Friday, January 13, 2012

Improving the test of provincial exams!

The Alberta Government is about to do something that is going to improve learning in schools.
It is about time the Frasier institute can no longer compare schools, or allow the results of schools to be public.  Finally, Lukaszuk is about to show that there is more to learning than statistics, numbers, test scores, and rankings.  Peter Cowley, from the Frasier institute, says “Teaching teams can directly use the PAT results to the benefit of their students”, and then follows with “It is hard to see how improving teaching effectiveness can be considered a misuse of the PAT data”.  These two statements are begging the question that PATS improve learning, which they do not.

I ask you, have you ever written a test or an exam and became smarter because of it?  In Alberta, I have yet to see a farmer weigh his/her animals more to increase their weight.  Just as weighing an animal won’t increase its weight, testing students won’t increase learning.  Our education has always been test score driven but I wonder if this belief is actually justified?  Has this norm been created out of research and studies?  Is this actually authenticated by pedagogical practice?  Does testing create lifelong learners?  Lastly, does it improve education?  I believe the answer to all of these questions is NO!

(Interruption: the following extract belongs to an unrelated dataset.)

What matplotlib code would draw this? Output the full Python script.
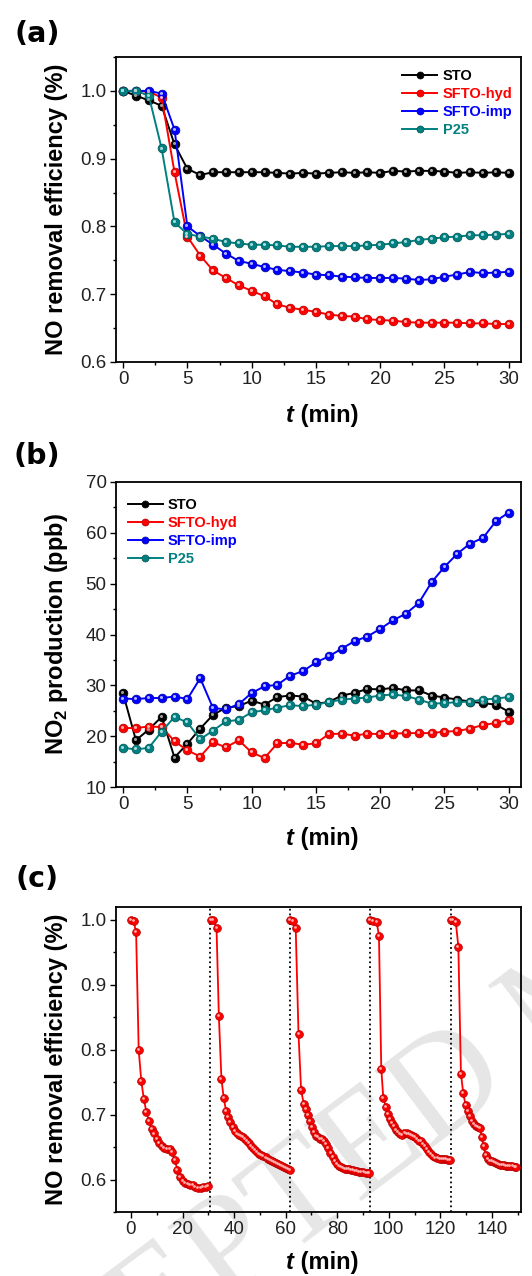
import numpy as np
import matplotlib
matplotlib.use("Agg")
import matplotlib.pyplot as plt
from matplotlib.ticker import MultipleLocator
from matplotlib.transforms import offset_copy

plt.rcParams['font.family'] = ['Liberation Sans', 'DejaVu Sans']
plt.rcParams['mathtext.fontset'] = 'custom'
plt.rcParams['mathtext.rm'] = 'Liberation Sans:bold'
plt.rcParams['mathtext.bf'] = 'Liberation Sans:bold'

#%% Data

t_min = list(range(31))
samples = ['STO', 'SFTO-hyd', 'SFTO-imp', 'P25']

# (a) NO removal efficiency
no_sto = [1.000, 0.993, 0.986, 0.978, 0.921, 0.885, 0.876, 0.880, 0.880, 0.880, 0.880,
          0.880, 0.879, 0.878, 0.879, 0.878, 0.879, 0.880, 0.879, 0.880, 0.879,
          0.882, 0.881, 0.882, 0.882, 0.881, 0.879, 0.880, 0.879, 0.880, 0.879]
no_hyd = [1.000, 1.000, 0.999, 0.990, 0.880, 0.785, 0.757, 0.735, 0.724, 0.713, 0.705,
          0.697, 0.685, 0.680, 0.677, 0.674, 0.670, 0.668, 0.667, 0.663, 0.662,
          0.661, 0.659, 0.658, 0.658, 0.658, 0.658, 0.657, 0.657, 0.656, 0.656]
no_imp = [1.000, 1.000, 1.000, 0.996, 0.943, 0.800, 0.786, 0.773, 0.760, 0.749, 0.745,
          0.740, 0.736, 0.734, 0.732, 0.729, 0.728, 0.726, 0.725, 0.724, 0.724,
          0.724, 0.723, 0.721, 0.722, 0.726, 0.729, 0.733, 0.731, 0.732, 0.733]
no_p25 = [1.000, 1.000, 0.993, 0.915, 0.806, 0.789, 0.785, 0.782, 0.777, 0.775, 0.773,
          0.773, 0.772, 0.770, 0.770, 0.770, 0.771, 0.771, 0.771, 0.772, 0.773,
          0.775, 0.777, 0.780, 0.782, 0.784, 0.785, 0.787, 0.787, 0.788, 0.789]

# (b) NO2 production (ppb)
no2_sto = [28.4, 19.2, 21.3, 23.8, 15.8, 18.5, 21.5, 24.2, 25.6, 25.9, 27.0,
           26.2, 27.7, 28.0, 27.8, 26.4, 26.7, 28.0, 28.5, 29.3, 29.2,
           29.5, 29.0, 29.0, 28.0, 27.6, 27.2, 26.8, 26.5, 26.2, 24.8]
no2_hyd = [21.6, 21.6, 21.9, 21.8, 19.0, 17.2, 16.0, 18.8, 17.8, 19.2, 16.8,
           15.7, 18.6, 18.7, 18.3, 18.6, 20.4, 20.5, 20.1, 20.5, 20.4,
           20.5, 20.6, 20.6, 20.6, 20.9, 21.0, 21.5, 22.2, 22.6, 23.2]
no2_imp = [27.4, 27.3, 27.5, 27.5, 27.8, 27.3, 31.4, 25.5, 25.3, 26.3, 28.5,
           29.8, 30.1, 31.9, 32.8, 34.5, 35.7, 37.2, 38.7, 39.6, 41.1,
           42.8, 44.1, 46.2, 50.3, 53.3, 55.9, 57.9, 59.0, 62.3, 64.0]
no2_p25 = [17.7, 17.4, 17.7, 20.9, 23.8, 22.7, 19.4, 21.1, 22.9, 23.2, 24.7,
           25.1, 25.6, 26.1, 25.9, 26.2, 26.7, 27.2, 27.4, 27.6, 28.0,
           28.2, 27.9, 27.2, 26.4, 26.5, 26.7, 26.8, 27.2, 27.4, 27.7]

# (c) recycling test, SFTO-hyd, five runs
c1_t = [0, 1, 2, 3, 4, 5, 6, 7, 8, 9, 10, 11, 12, 13, 14, 15, 16, 17, 18, 19, 20,
        21, 22, 23, 24, 25, 26, 27, 28, 29, 30]
c1_v = [1.000, 0.999, 0.981, 0.800, 0.752, 0.724, 0.704, 0.690, 0.678, 0.671, 0.663,
        0.657, 0.652, 0.649, 0.647, 0.647, 0.642, 0.630, 0.615, 0.604, 0.598,
        0.595, 0.593, 0.592, 0.591, 0.589, 0.587, 0.587, 0.588, 0.589, 0.590]
c2_t = [31.0, 32.0, 33.2, 34.1, 35.1, 36.0, 36.9, 37.8, 38.6, 39.4, 40.2, 41.0, 41.8,
        42.6, 43.4, 44.2, 45.0, 45.8, 46.6, 47.4, 48.2, 49.0, 49.8, 50.6, 51.4, 52.2,
        53.0, 53.8, 54.6, 55.4, 56.2, 57.0, 57.8, 58.6, 59.4, 60.2, 61.0, 61.6]
c2_v = [1.000, 1.000, 0.987, 0.852, 0.755, 0.725, 0.706, 0.696, 0.688, 0.681, 0.675,
        0.671, 0.668, 0.667, 0.665, 0.663, 0.660, 0.656, 0.652, 0.649, 0.646, 0.643,
        0.640, 0.638, 0.636, 0.634, 0.632, 0.630, 0.629, 0.627, 0.625, 0.624, 0.622,
        0.621, 0.619, 0.618, 0.616, 0.615]
c3_t = [61.8, 62.8, 63.9, 65.0, 66.0, 67.0, 67.8, 68.6, 69.4, 70.2, 71.0, 71.8, 72.6,
        73.4, 74.2, 75.0, 75.8, 76.6, 77.4, 78.2, 79.0, 79.8, 80.6, 81.4, 82.2, 83.0,
        83.8, 84.6, 85.4, 86.2, 87.0, 87.8, 88.6, 89.4, 90.2, 91.0, 91.8, 92.4]
c3_v = [1.000, 0.999, 0.988, 0.824, 0.738, 0.717, 0.709, 0.699, 0.690, 0.681, 0.673,
        0.667, 0.665, 0.663, 0.662, 0.660, 0.655, 0.648, 0.641, 0.635, 0.629, 0.624,
        0.621, 0.619, 0.618, 0.617, 0.617, 0.616, 0.615, 0.614, 0.613, 0.613, 0.612,
        0.611, 0.611, 0.610, 0.610, 0.610]
c4_t = [92.8, 94.0, 95.3, 96.2, 97.1, 97.9, 98.9, 99.7, 100.5, 101.3, 102.1, 102.9,
        103.7, 104.5, 105.3, 106.1, 106.9, 107.7, 108.5, 109.3, 110.1, 110.9, 111.7,
        112.5, 113.3, 114.1, 114.9, 115.7, 116.5, 117.3, 118.1, 118.9, 119.7, 120.5,
        121.3, 122.1, 122.9, 123.8]
c4_v = [1.000, 0.999, 0.997, 0.976, 0.771, 0.725, 0.712, 0.701, 0.693, 0.687, 0.682,
        0.677, 0.674, 0.670, 0.668, 0.672, 0.671, 0.670, 0.668, 0.667, 0.665, 0.662,
        0.659, 0.660, 0.655, 0.651, 0.647, 0.643, 0.639, 0.636, 0.634, 0.633, 0.632,
        0.632, 0.631, 0.631, 0.630, 0.630]
c5_t = [124.0, 124.9, 126.0, 127.0, 128.0, 128.9, 129.8, 130.6, 131.4, 132.2, 133.0,
        133.8, 134.6, 135.4, 136.1, 136.8, 137.6, 138.4, 139.2, 140.0, 140.8, 141.6,
        142.4, 143.2, 144.0, 144.8, 145.6, 146.4, 147.2, 148.0, 148.8, 149.4]
c5_v = [1.000, 1.000, 0.997, 0.959, 0.763, 0.733, 0.715, 0.706, 0.698, 0.691, 0.686,
        0.683, 0.681, 0.679, 0.666, 0.651, 0.638, 0.631, 0.629, 0.628, 0.627, 0.626,
        0.624, 0.623, 0.622, 0.622, 0.621, 0.621, 0.621, 0.621, 0.620, 0.620]
run_starts = [30.7, 61.8, 92.6, 124.3]

#%% Style

colors = ['#000000', '#ff0000', '#0000ff', '#008080']
edges = ['#000000', '#b00000', '#0000a0', '#005050']
shines = ['#a0a0a0', '#ffb4b4', '#b4b4ff', '#a8dcdc']
W, H = 532, 1276
fs_tick = 13.5
fs_lab = 17


def balls(ax, x, y, i, ms=6.3, lw=1.4, label=None):
    ax.plot(x, y, '-o', color=colors[i], lw=lw, ms=ms, mfc=colors[i], mec=edges[i],
            mew=0.5, label=label, zorder=3)
    tr = offset_copy(ax.transData, fig=ax.figure, x=-0.7, y=0.7, units='points')
    ax.plot(x, y, 'o', ms=ms * 0.35, color=shines[i], mew=0, transform=tr, zorder=4)


def frame(ax, xmaj, xmin, ymaj, ymin):
    ax.set_facecolor('none')
    for s in ax.spines.values():
        s.set_linewidth(1.3)
    ax.xaxis.set_major_locator(MultipleLocator(xmaj))
    ax.xaxis.set_minor_locator(MultipleLocator(xmin))
    ax.yaxis.set_major_locator(MultipleLocator(ymaj))
    ax.yaxis.set_minor_locator(MultipleLocator(ymin))
    ax.tick_params(which='both', direction='out', top=False, right=False,
                   labelsize=fs_tick, labelcolor='#222222', width=1.0)
    ax.tick_params(which='major', length=4.2, pad=2.5)
    ax.tick_params(which='minor', length=2.4)


def labels(ax, ylab, xy=-0.172):
    ax.text(-0.146, 0.5, ylab, transform=ax.transAxes, rotation=90, ha='center',
            va='center', fontsize=fs_lab, fontweight='bold')
    ax.text(0.44, xy, 't', transform=ax.transAxes, ha='right', va='center',
            fontsize=fs_lab, fontweight='bold', fontstyle='italic')
    ax.text(0.44, xy, ' (min)', transform=ax.transAxes, ha='left', va='center',
            fontsize=fs_lab, fontweight='bold')


def legend(ax, **kw):
    leg = ax.legend(frameon=False, fontsize=10.5, prop={'weight': 'bold', 'size': 10.5},
                    handlelength=2.4, handletextpad=0.35, labelspacing=0.28,
                    markerscale=0.8, **kw)
    for txt, c in zip(leg.get_texts(), colors):
        txt.set_color(c)


fig = plt.figure(figsize=(W / 100, H / 100), dpi=100)

def panel(top):
    return fig.add_axes([116 / W, 1 - (top + 305) / H, 405 / W, 305 / H])

# watermark in the background
fig.text(-0.1665, -0.207, 'ACCEPTED MANUSCRIPT', fontsize=105, family='Liberation Serif',
         color='#e6e6e6', rotation=37, rotation_mode='anchor', ha='left',
         va='baseline', zorder=-10)

#%% (a)
ax = panel(57)
for i, (name, v) in enumerate(zip(samples, [no_sto, no_hyd, no_imp, no_p25])):
    balls(ax, t_min, v, i, label=name)
ax.set_xlim(-0.55, 30.95)
ax.set_ylim(0.6, 1.05)
frame(ax, 5, 2.5, 0.1, 0.05)
ax.yaxis.set_major_formatter(matplotlib.ticker.FormatStrFormatter('%.1f'))
labels(ax, 'NO removal efficiency (%)', -0.174)
legend(ax, loc='upper right', bbox_to_anchor=(1.0, 0.99), borderaxespad=0.2)

#%% (b)
ax = panel(482)
for i, (name, v) in enumerate(zip(samples, [no2_sto, no2_hyd, no2_imp, no2_p25])):
    balls(ax, t_min, v, i, label=name)
ax.set_xlim(-0.55, 30.95)
ax.set_ylim(10, 70)
frame(ax, 5, 2.5, 10, 5)
labels(ax, r'NO$_\mathbf{2}$ production (ppb)', -0.170)
legend(ax, loc='upper left', bbox_to_anchor=(0.0, 0.985), borderaxespad=0.4)

#%% (c)
ax = panel(907)
for x, v in [(c1_t, c1_v), (c2_t, c2_v), (c3_t, c3_v), (c4_t, c4_v), (c5_t, c5_v)]:
    balls(ax, x, v, 1, ms=5.6, lw=1.3)
for x in run_starts:
    ax.axvline(x, color='black', ls=':', lw=1.3, zorder=2)
ax.set_xlim(-5.8, 151.3)
ax.set_ylim(0.55, 1.02)
frame(ax, 20, 10, 0.1, 0.05)
ax.yaxis.set_major_formatter(matplotlib.ticker.FormatStrFormatter('%.1f'))
labels(ax, 'NO removal efficiency (%)', -0.167)

# panel letters
for s, y in [('(a)', 34), ('(b)', 456), ('(c)', 879)]:
    fig.text(37 / W, 1 - y / H, s, family='DejaVu Sans', fontweight='bold',
             fontsize=20.5, ha='center', va='center')

fig.savefig('out.png', dpi=100)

I understand that many people outside education, such as Peter Cowley, believe that only a standardized provincial exam can reveal that truth about what is actually occurring in Albertan schools, and is fighting for the idea that three years of education can be reduced to a single number on a multiple choice exam.  However, this idea is completely absurd.  If you find yourself disagreeing, then I strongly urge you to learn more about a standardized exam.    

 Just for starters, before a standardized test is given there are psychometricians who know how many students will pass and how many students will fail, and this occurs before the students ever write the exam.  Why would we support the sharing of grades on an exam that has a pre-determined failure rate?  Next, Peter will have us believe that these tests are an effective way of measuring education in our province, but he fails to realize these tests have a pre-selected material which is unknown to the teacher.  In terms of reliability, most educators resent the idea of a confined focus of testing as it measures only a portion of the domain and ultimately distorts the depth, complexity and dedication of a student’s ability.

 Lastly, Peter will try to convince people that it is these tests scores that will improve education. He fails to understand that it is not the test scores which need to increase to enhance education, but instead the trust that a teacher is a professional, dedicated to providing the best education possible, and the idea that learning cannot be reduced to a mark on a single exam.